After surgery, the patient and his family were given routine postoperative care instructions: ice packs as needed, artificial tears three times daily, pain medication, antibiotic, and the protease-based enzyme dietary supplement EnzAID® (Enzymes Inc., Kansas City, MO) (each 520 mg capsule contained protease, calcium, citrate, kelp, algae, calcium ascorbate, Irish moss algae, rutin, protease concentrate, quercetin, neutral bacterial protease, acid-stable protease, bromelain, grape seed extract, and papain in a base of pure plant fiber). The follow-up office examination on the second postoperative day revealed no periorbital swelling. The ecchymosis was limited to a 1.0 x 2.0 cm area of yellow discoloration along the inferior orbital rim bilaterally. By the fifth postoperative day, the discoloration was 0.5 x 1.5 cm and was not visible when the patient wore his regular glasses.
In the patient who has significant ecchymosis after undergoing blepharoplasty, the ecchymosis usually does not start to resolve earlier than the fourth or fifth day after surgery and may persist for up to 10 days. In my experience this type of patient should have had swelling and bruising for at least a week and possibly longer. The only change made in routine postoperative care was the addition of the protease-based dietary supplement. The rationale for use of protease-based enzymes is found in a large body of scientific data. In spite of what is commonly taught, evidence exists to support the intestinal absorption of hydrolytic enzymes; up to 40% of enzymes may be absorbed intact by the process of phagocytosis. These enzymes may also be absorbed functionally intact. If macromolecules such as enzymes are absorbed functionally intact, is there evidence to support the use of enzymes in the postsurgical period? Data have been collected on both trauma and surgically created hematomas indicating a benefit from proteolytic enzymes. Studies have shown how enzymes reduce the severity and duration of inflammation. Clinical data exist to show how orally administered enzymes help reduce posttraumatic and postsurgical pain. In this patient the recovery time was much shorter than would have been expected by routine treatment.
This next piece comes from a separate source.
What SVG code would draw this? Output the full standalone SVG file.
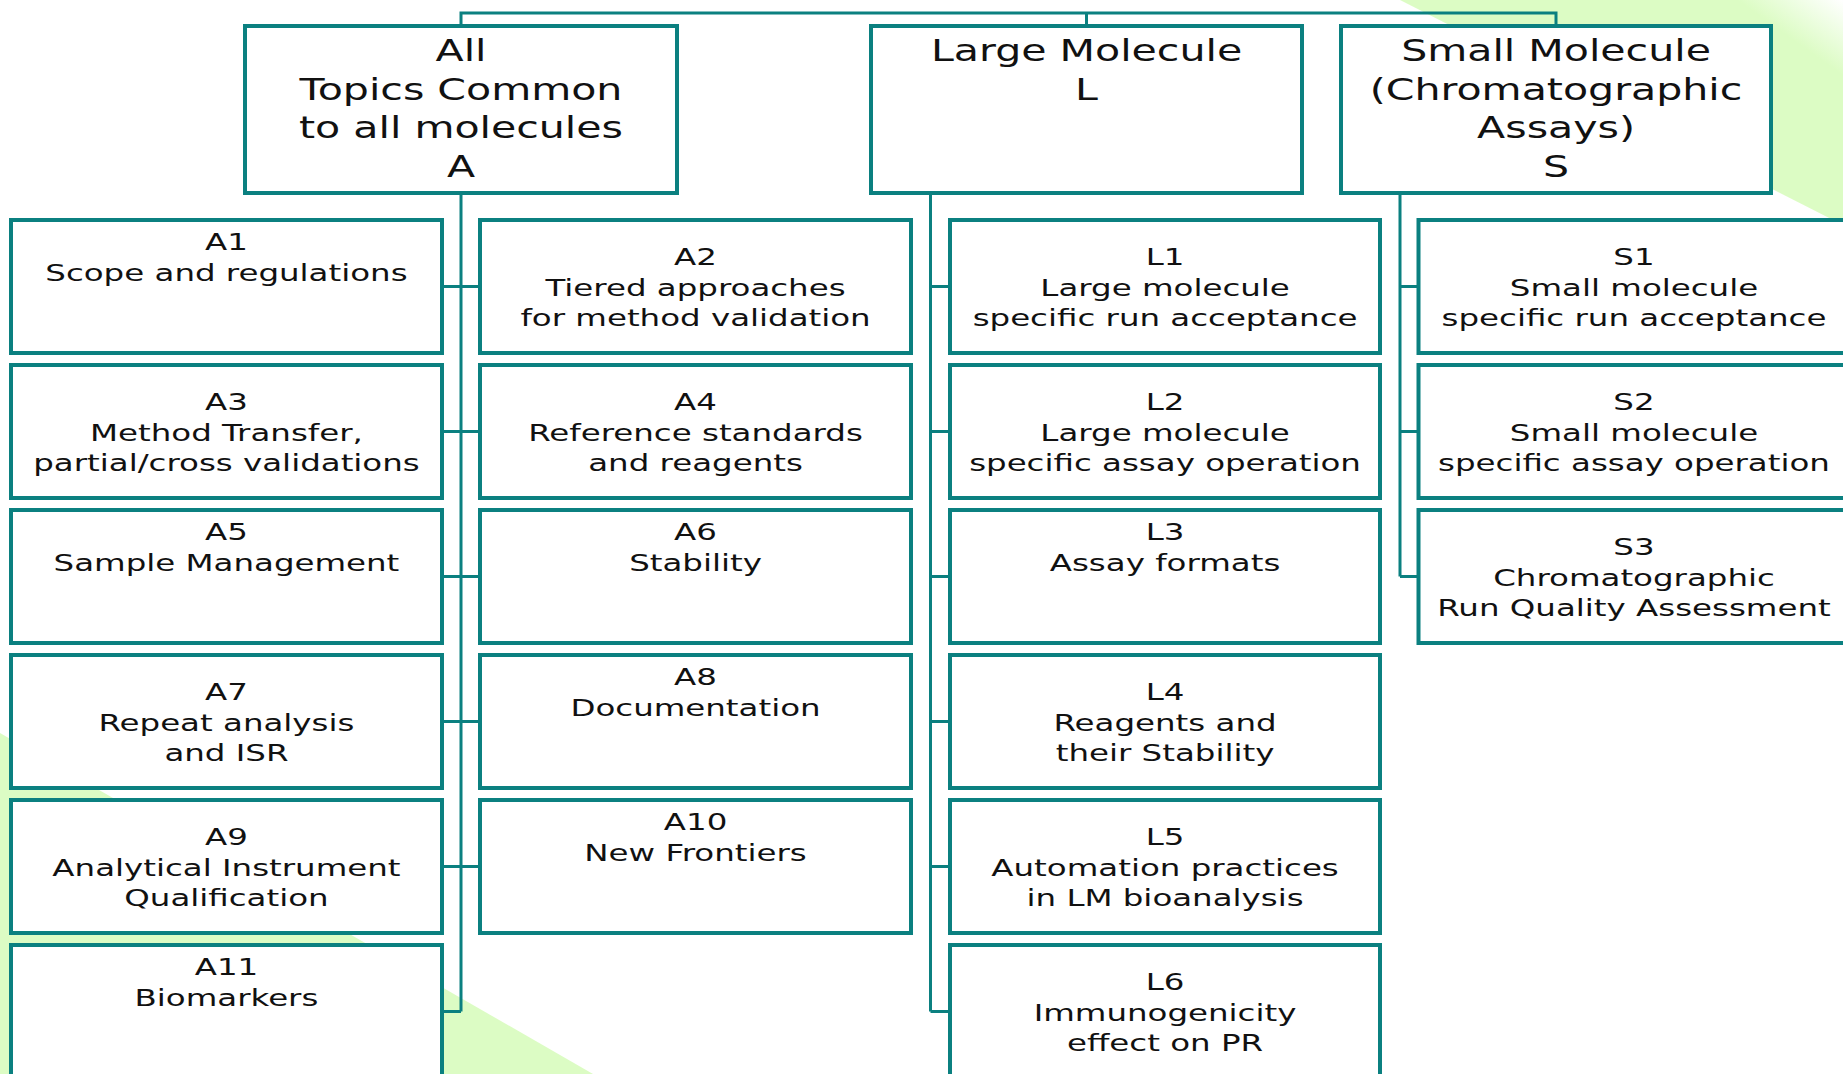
<svg xmlns="http://www.w3.org/2000/svg" width="1843" height="1074" viewBox="0 0 1843 1074">
<defs>
<style>
.box{fill:#fff;stroke:#0b8080;stroke-width:4}
.con{fill:none;stroke:#0b8080;stroke-width:3}
.h{font-family:"DejaVu Sans",Verdana,sans-serif;font-size:30px;fill:#111;text-anchor:middle}
.c{font-family:"DejaVu Sans",Verdana,sans-serif;font-size:23.7px;fill:#111;text-anchor:middle}
</style>
<linearGradient id="gTR" x1="1843" y1="0" x2="1700" y2="200" gradientUnits="userSpaceOnUse">
<stop offset="0" stop-color="#ffffff"/>
<stop offset="0.25" stop-color="#dcfcc4"/>
<stop offset="1" stop-color="#dcfcc4"/>
</linearGradient>
<linearGradient id="gBL" x1="0" y1="1074" x2="200" y2="730" gradientUnits="userSpaceOnUse">
<stop offset="0" stop-color="#dcfcc4"/>
<stop offset="0.85" stop-color="#dcfcc4"/>
<stop offset="1" stop-color="#eefde4"/>
</linearGradient>
</defs>
<rect width="1843" height="1074" fill="#fff"/>
<g id="background">
<polygon points="1400,0 1843,0 1843,225" fill="url(#gTR)"/>
<polygon points="0,733 593,1074 0,1074" fill="url(#gBL)"/>
</g>
<g id="connectors">
<path class="con" d="M461,26 V13 H1556 V26 M1086.5,13 V26"/>
<path class="con" d="M461,193 V1011.5 M442,286.5 H480 M442,431.5 H480 M442,576.5 H480 M442,721.5 H480 M442,866.5 H480 M442,1011.5 H461"/>
<path class="con" d="M930.5,193 V1011.5 M930.5,286.5 H950 M930.5,431.5 H950 M930.5,576.5 H950 M930.5,721.5 H950 M930.5,866.5 H950 M930.5,1011.5 H950"/>
<path class="con" d="M1400,193 V576.5 M1400,286.5 H1418.5 M1400,431.5 H1418.5 M1400,576.5 H1418.5"/>
</g>
<g id="A"><rect class="box" x="245" y="26" width="432" height="167"/>
<text class="h" transform="scale(1.37 1)"><tspan x="336.5" y="61">All</tspan><tspan x="336.5" y="100">Topics Common</tspan><tspan x="336.5" y="138.5">to all molecules</tspan><tspan x="336.5" y="177">A</tspan></text></g>
<g id="L"><rect class="box" x="871" y="26" width="431" height="167"/>
<text class="h" transform="scale(1.37 1)"><tspan x="793.1" y="61">Large Molecule</tspan><tspan x="793.1" y="100">L</tspan></text></g>
<g id="S"><rect class="box" x="1341" y="26" width="430" height="167"/>
<text class="h" transform="scale(1.37 1)"><tspan x="1135.8" y="61">Small Molecule</tspan><tspan x="1135.8" y="100">(Chromatographic</tspan><tspan x="1135.8" y="138.5">Assays)</tspan><tspan x="1135.8" y="177">S</tspan></text></g>

<g id="A1"><rect class="box" x="11" y="220" width="431" height="133"/>
<text class="c" transform="scale(1.37 1)"><tspan x="165.3" y="250">A1</tspan><tspan x="165.3" y="281">Scope and regulations</tspan></text></g>
<g id="A3"><rect class="box" x="11" y="365" width="431" height="133"/>
<text class="c" transform="scale(1.37 1)"><tspan x="165.3" y="410.5">A3</tspan><tspan x="165.3" y="441">Method Transfer,</tspan><tspan x="165.3" y="471.5">partial/cross validations</tspan></text></g>
<g id="A5"><rect class="box" x="11" y="510" width="431" height="133"/>
<text class="c" transform="scale(1.37 1)"><tspan x="165.3" y="540">A5</tspan><tspan x="165.3" y="571">Sample Management</tspan></text></g>
<g id="A7"><rect class="box" x="11" y="655" width="431" height="133"/>
<text class="c" transform="scale(1.37 1)"><tspan x="165.3" y="700.5">A7</tspan><tspan x="165.3" y="731">Repeat analysis</tspan><tspan x="165.3" y="761.5">and ISR</tspan></text></g>
<g id="A9"><rect class="box" x="11" y="800" width="431" height="133"/>
<text class="c" transform="scale(1.37 1)"><tspan x="165.3" y="845.5">A9</tspan><tspan x="165.3" y="876">Analytical Instrument</tspan><tspan x="165.3" y="906.5">Qualification</tspan></text></g>
<g id="A11"><rect class="box" x="11" y="945" width="431" height="133"/>
<text class="c" transform="scale(1.37 1)"><tspan x="165.3" y="975">A11</tspan><tspan x="165.3" y="1006">Biomarkers</tspan></text></g>

<g id="A2"><rect class="box" x="480" y="220" width="431" height="133"/>
<text class="c" transform="scale(1.37 1)"><tspan x="507.7" y="265.5">A2</tspan><tspan x="507.7" y="296">Tiered approaches</tspan><tspan x="507.7" y="326.5">for method validation</tspan></text></g>
<g id="A4"><rect class="box" x="480" y="365" width="431" height="133"/>
<text class="c" transform="scale(1.37 1)"><tspan x="507.7" y="410.5">A4</tspan><tspan x="507.7" y="441">Reference standards</tspan><tspan x="507.7" y="471.5">and reagents</tspan></text></g>
<g id="A6"><rect class="box" x="480" y="510" width="431" height="133"/>
<text class="c" transform="scale(1.37 1)"><tspan x="507.7" y="540">A6</tspan><tspan x="507.7" y="571">Stability</tspan></text></g>
<g id="A8"><rect class="box" x="480" y="655" width="431" height="133"/>
<text class="c" transform="scale(1.37 1)"><tspan x="507.7" y="685">A8</tspan><tspan x="507.7" y="716">Documentation</tspan></text></g>
<g id="A10"><rect class="box" x="480" y="800" width="431" height="133"/>
<text class="c" transform="scale(1.37 1)"><tspan x="507.7" y="830">A10</tspan><tspan x="507.7" y="861">New Frontiers</tspan></text></g>

<g id="L1"><rect class="box" x="950" y="220" width="430" height="133"/>
<text class="c" transform="scale(1.37 1)"><tspan x="850.4" y="265.5">L1</tspan><tspan x="850.4" y="296">Large molecule</tspan><tspan x="850.4" y="326.5">specific run acceptance</tspan></text></g>
<g id="L2"><rect class="box" x="950" y="365" width="430" height="133"/>
<text class="c" transform="scale(1.37 1)"><tspan x="850.4" y="410.5">L2</tspan><tspan x="850.4" y="441">Large molecule</tspan><tspan x="850.4" y="471.5">specific assay operation</tspan></text></g>
<g id="L3"><rect class="box" x="950" y="510" width="430" height="133"/>
<text class="c" transform="scale(1.37 1)"><tspan x="850.4" y="540">L3</tspan><tspan x="850.4" y="571">Assay formats</tspan></text></g>
<g id="L4"><rect class="box" x="950" y="655" width="430" height="133"/>
<text class="c" transform="scale(1.37 1)"><tspan x="850.4" y="700.5">L4</tspan><tspan x="850.4" y="731">Reagents and</tspan><tspan x="850.4" y="761.5">their Stability</tspan></text></g>
<g id="L5"><rect class="box" x="950" y="800" width="430" height="133"/>
<text class="c" transform="scale(1.37 1)"><tspan x="850.4" y="845.5">L5</tspan><tspan x="850.4" y="876">Automation practices</tspan><tspan x="850.4" y="906.5">in LM bioanalysis</tspan></text></g>
<g id="L6"><rect class="box" x="950" y="945" width="430" height="133"/>
<text class="c" transform="scale(1.37 1)"><tspan x="850.4" y="990.5">L6</tspan><tspan x="850.4" y="1021">Immunogenicity</tspan><tspan x="850.4" y="1051.5">effect on PR</tspan></text></g>

<g id="S1"><rect class="box" x="1418.5" y="220" width="431" height="133"/>
<text class="c" transform="scale(1.37 1)"><tspan x="1192.7" y="265.5">S1</tspan><tspan x="1192.7" y="296">Small molecule</tspan><tspan x="1192.7" y="326.5">specific run acceptance</tspan></text></g>
<g id="S2"><rect class="box" x="1418.5" y="365" width="431" height="133"/>
<text class="c" transform="scale(1.37 1)"><tspan x="1192.7" y="410.5">S2</tspan><tspan x="1192.7" y="441">Small molecule</tspan><tspan x="1192.7" y="471.5">specific assay operation</tspan></text></g>
<g id="S3"><rect class="box" x="1418.5" y="510" width="431" height="133"/>
<text class="c" transform="scale(1.37 1)"><tspan x="1192.7" y="555.5">S3</tspan><tspan x="1192.7" y="586">Chromatographic</tspan><tspan x="1192.7" y="616.5">Run Quality Assessment</tspan></text></g>
</svg>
Although a single case does not constitute clear proof of their function, it is well documented that oral enzyme compounds play an important role in the postsurgical treatment of patients undergoing cosmetic surgery, especially in the reduction of hematomas, edema, and pain after surgery and trauma. In this patient, enzymes may have played a significant role in reducing the postoperative morbidity, but a more thorough study is needed to prove such an assumption.
Clinical studies are underway to evaluate this enzymebased product. It is expected that this product will be available on the market within the year.
Taken from AESTHETIC SURGERY, St. Louis Vol. 18, No. J, pp. 40-41, February, 1998 (Printed in the U.S.A.)